• [Problem to solve]: Without the pictures, set down every line of the data exactly.

• [Supplied material]:
|---|

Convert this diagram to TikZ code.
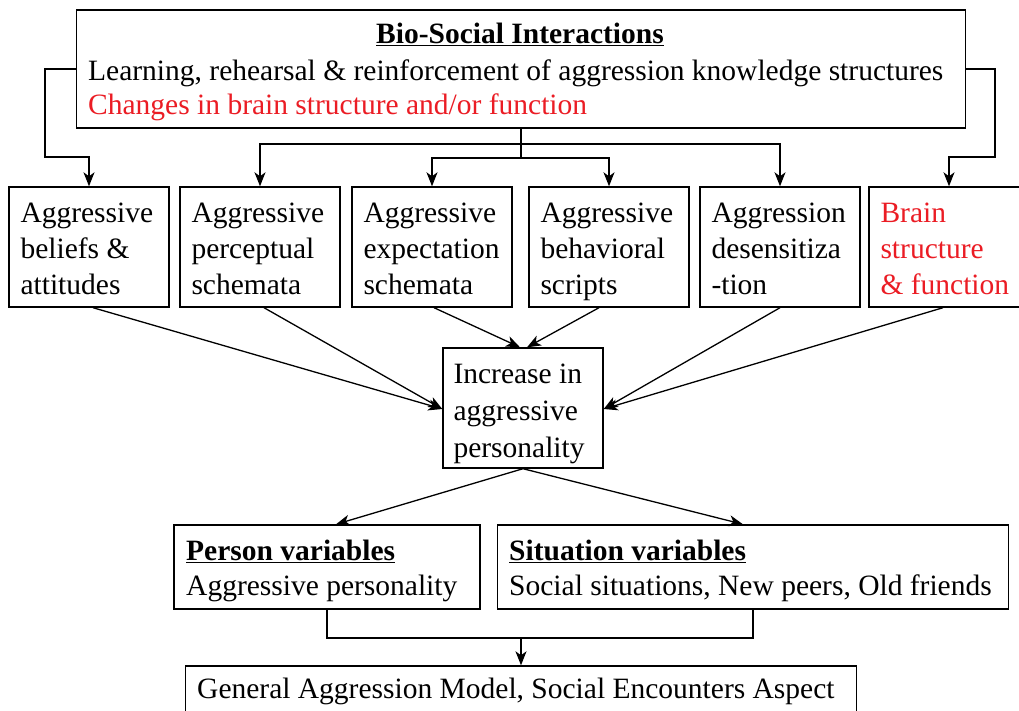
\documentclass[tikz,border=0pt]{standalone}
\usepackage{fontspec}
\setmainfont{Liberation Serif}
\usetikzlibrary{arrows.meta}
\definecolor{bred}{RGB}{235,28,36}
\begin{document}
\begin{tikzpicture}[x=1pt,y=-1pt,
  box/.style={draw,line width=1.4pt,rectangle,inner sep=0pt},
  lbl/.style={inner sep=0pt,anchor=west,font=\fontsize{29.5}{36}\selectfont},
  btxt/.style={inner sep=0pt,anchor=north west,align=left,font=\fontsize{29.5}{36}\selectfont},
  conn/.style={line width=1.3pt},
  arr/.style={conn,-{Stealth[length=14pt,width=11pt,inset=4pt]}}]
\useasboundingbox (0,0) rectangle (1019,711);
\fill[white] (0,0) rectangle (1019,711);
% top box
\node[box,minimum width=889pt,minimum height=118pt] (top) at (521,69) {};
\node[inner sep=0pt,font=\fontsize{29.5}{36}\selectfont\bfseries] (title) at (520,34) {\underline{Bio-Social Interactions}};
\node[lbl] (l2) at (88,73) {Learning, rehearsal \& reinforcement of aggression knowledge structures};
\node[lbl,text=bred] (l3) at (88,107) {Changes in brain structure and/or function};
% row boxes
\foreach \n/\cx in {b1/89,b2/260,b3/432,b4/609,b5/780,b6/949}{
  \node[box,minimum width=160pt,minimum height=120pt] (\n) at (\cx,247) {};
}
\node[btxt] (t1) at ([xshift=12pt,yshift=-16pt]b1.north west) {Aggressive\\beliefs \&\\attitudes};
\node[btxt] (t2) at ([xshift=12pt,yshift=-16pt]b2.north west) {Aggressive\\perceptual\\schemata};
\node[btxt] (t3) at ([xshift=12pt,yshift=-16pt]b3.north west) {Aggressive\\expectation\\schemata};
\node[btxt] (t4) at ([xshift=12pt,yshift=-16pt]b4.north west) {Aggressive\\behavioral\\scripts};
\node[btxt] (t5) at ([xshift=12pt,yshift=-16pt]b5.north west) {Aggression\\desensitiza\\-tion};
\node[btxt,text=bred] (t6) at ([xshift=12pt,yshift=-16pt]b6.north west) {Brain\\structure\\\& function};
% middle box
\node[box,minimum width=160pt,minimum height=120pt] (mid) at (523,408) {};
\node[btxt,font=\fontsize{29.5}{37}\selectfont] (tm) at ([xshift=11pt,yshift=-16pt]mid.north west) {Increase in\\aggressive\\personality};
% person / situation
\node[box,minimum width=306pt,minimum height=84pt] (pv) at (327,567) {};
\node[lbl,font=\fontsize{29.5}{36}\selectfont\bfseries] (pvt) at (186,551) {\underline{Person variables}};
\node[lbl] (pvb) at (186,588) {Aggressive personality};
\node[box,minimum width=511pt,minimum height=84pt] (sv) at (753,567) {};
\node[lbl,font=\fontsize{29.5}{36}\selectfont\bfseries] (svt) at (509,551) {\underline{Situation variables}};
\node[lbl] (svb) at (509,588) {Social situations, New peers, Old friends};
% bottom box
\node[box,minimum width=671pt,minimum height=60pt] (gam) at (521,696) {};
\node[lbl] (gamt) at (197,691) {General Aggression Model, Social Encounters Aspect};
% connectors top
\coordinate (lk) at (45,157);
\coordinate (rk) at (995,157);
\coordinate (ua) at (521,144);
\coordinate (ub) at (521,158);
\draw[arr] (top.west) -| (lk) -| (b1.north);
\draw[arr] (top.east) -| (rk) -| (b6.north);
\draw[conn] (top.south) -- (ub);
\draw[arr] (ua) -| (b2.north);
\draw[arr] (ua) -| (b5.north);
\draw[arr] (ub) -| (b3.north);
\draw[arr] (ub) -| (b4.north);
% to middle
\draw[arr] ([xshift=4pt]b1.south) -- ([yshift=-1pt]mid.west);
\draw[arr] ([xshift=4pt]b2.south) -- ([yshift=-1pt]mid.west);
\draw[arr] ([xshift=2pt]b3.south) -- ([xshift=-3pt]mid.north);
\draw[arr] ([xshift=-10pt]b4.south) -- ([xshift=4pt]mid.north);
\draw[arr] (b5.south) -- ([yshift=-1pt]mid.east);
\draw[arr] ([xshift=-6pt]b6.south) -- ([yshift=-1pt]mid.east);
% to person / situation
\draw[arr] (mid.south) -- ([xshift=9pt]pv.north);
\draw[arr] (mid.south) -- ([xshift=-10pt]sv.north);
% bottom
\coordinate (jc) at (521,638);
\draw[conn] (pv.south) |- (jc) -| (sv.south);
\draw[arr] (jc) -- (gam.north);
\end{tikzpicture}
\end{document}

|---|

• [Expected output]:
Convert this diagram to TikZ code.
\documentclass[tikz,border=0pt]{standalone}
\usepackage{fontspec}
\setmainfont{Liberation Serif}
\usetikzlibrary{arrows.meta}
\definecolor{bred}{RGB}{235,28,36}
\begin{document}
\begin{tikzpicture}[x=1pt,y=-1pt,
  box/.style={draw,line width=1.4pt,rectangle,inner sep=0pt},
  lbl/.style={inner sep=0pt,anchor=west,font=\fontsize{29.5}{36}\selectfont},
  btxt/.style={inner sep=0pt,anchor=north west,align=left,font=\fontsize{29.5}{36}\selectfont},
  conn/.style={line width=1.3pt},
  arr/.style={conn,-{Stealth[length=14pt,width=11pt,inset=4pt]}}]
\useasboundingbox (0,0) rectangle (1019,711);
\fill[white] (0,0) rectangle (1019,711);
% top box
\node[box,minimum width=889pt,minimum height=118pt] (top) at (521,69) {};
\node[inner sep=0pt,font=\fontsize{29.5}{36}\selectfont\bfseries] (title) at (520,34) {\underline{Bio-Social Interactions}};
\node[lbl] (l2) at (88,73) {Learning, rehearsal \& reinforcement of aggression knowledge structures};
\node[lbl,text=bred] (l3) at (88,107) {Changes in brain structure and/or function};
% row boxes
\foreach \n/\cx in {b1/89,b2/260,b3/432,b4/609,b5/780,b6/949}{
  \node[box,minimum width=160pt,minimum height=120pt] (\n) at (\cx,247) {};
}
\node[btxt] (t1) at ([xshift=12pt,yshift=-16pt]b1.north west) {Aggressive\\beliefs \&\\attitudes};
\node[btxt] (t2) at ([xshift=12pt,yshift=-16pt]b2.north west) {Aggressive\\perceptual\\schemata};
\node[btxt] (t3) at ([xshift=12pt,yshift=-16pt]b3.north west) {Aggressive\\expectation\\schemata};
\node[btxt] (t4) at ([xshift=12pt,yshift=-16pt]b4.north west) {Aggressive\\behavioral\\scripts};
\node[btxt] (t5) at ([xshift=12pt,yshift=-16pt]b5.north west) {Aggression\\desensitiza\\-tion};
\node[btxt,text=bred] (t6) at ([xshift=12pt,yshift=-16pt]b6.north west) {Brain\\structure\\\& function};
% middle box
\node[box,minimum width=160pt,minimum height=120pt] (mid) at (523,408) {};
\node[btxt,font=\fontsize{29.5}{37}\selectfont] (tm) at ([xshift=11pt,yshift=-16pt]mid.north west) {Increase in\\aggressive\\personality};
% person / situation
\node[box,minimum width=306pt,minimum height=84pt] (pv) at (327,567) {};
\node[lbl,font=\fontsize{29.5}{36}\selectfont\bfseries] (pvt) at (186,551) {\underline{Person variables}};
\node[lbl] (pvb) at (186,588) {Aggressive personality};
\node[box,minimum width=511pt,minimum height=84pt] (sv) at (753,567) {};
\node[lbl,font=\fontsize{29.5}{36}\selectfont\bfseries] (svt) at (509,551) {\underline{Situation variables}};
\node[lbl] (svb) at (509,588) {Social situations, New peers, Old friends};
% bottom box
\node[box,minimum width=671pt,minimum height=60pt] (gam) at (521,696) {};
\node[lbl] (gamt) at (197,691) {General Aggression Model, Social Encounters Aspect};
% connectors top
\coordinate (lk) at (45,157);
\coordinate (rk) at (995,157);
\coordinate (ua) at (521,144);
\coordinate (ub) at (521,158);
\draw[arr] (top.west) -| (lk) -| (b1.north);
\draw[arr] (top.east) -| (rk) -| (b6.north);
\draw[conn] (top.south) -- (ub);
\draw[arr] (ua) -| (b2.north);
\draw[arr] (ua) -| (b5.north);
\draw[arr] (ub) -| (b3.north);
\draw[arr] (ub) -| (b4.north);
% to middle
\draw[arr] ([xshift=4pt]b1.south) -- ([yshift=-1pt]mid.west);
\draw[arr] ([xshift=4pt]b2.south) -- ([yshift=-1pt]mid.west);
\draw[arr] ([xshift=2pt]b3.south) -- ([xshift=-3pt]mid.north);
\draw[arr] ([xshift=-10pt]b4.south) -- ([xshift=4pt]mid.north);
\draw[arr] (b5.south) -- ([yshift=-1pt]mid.east);
\draw[arr] ([xshift=-6pt]b6.south) -- ([yshift=-1pt]mid.east);
% to person / situation
\draw[arr] (mid.south) -- ([xshift=9pt]pv.north);
\draw[arr] (mid.south) -- ([xshift=-10pt]sv.north);
% bottom
\coordinate (jc) at (521,638);
\draw[conn] (pv.south) |- (jc) -| (sv.south);
\draw[arr] (jc) -- (gam.north);
\end{tikzpicture}
\end{document}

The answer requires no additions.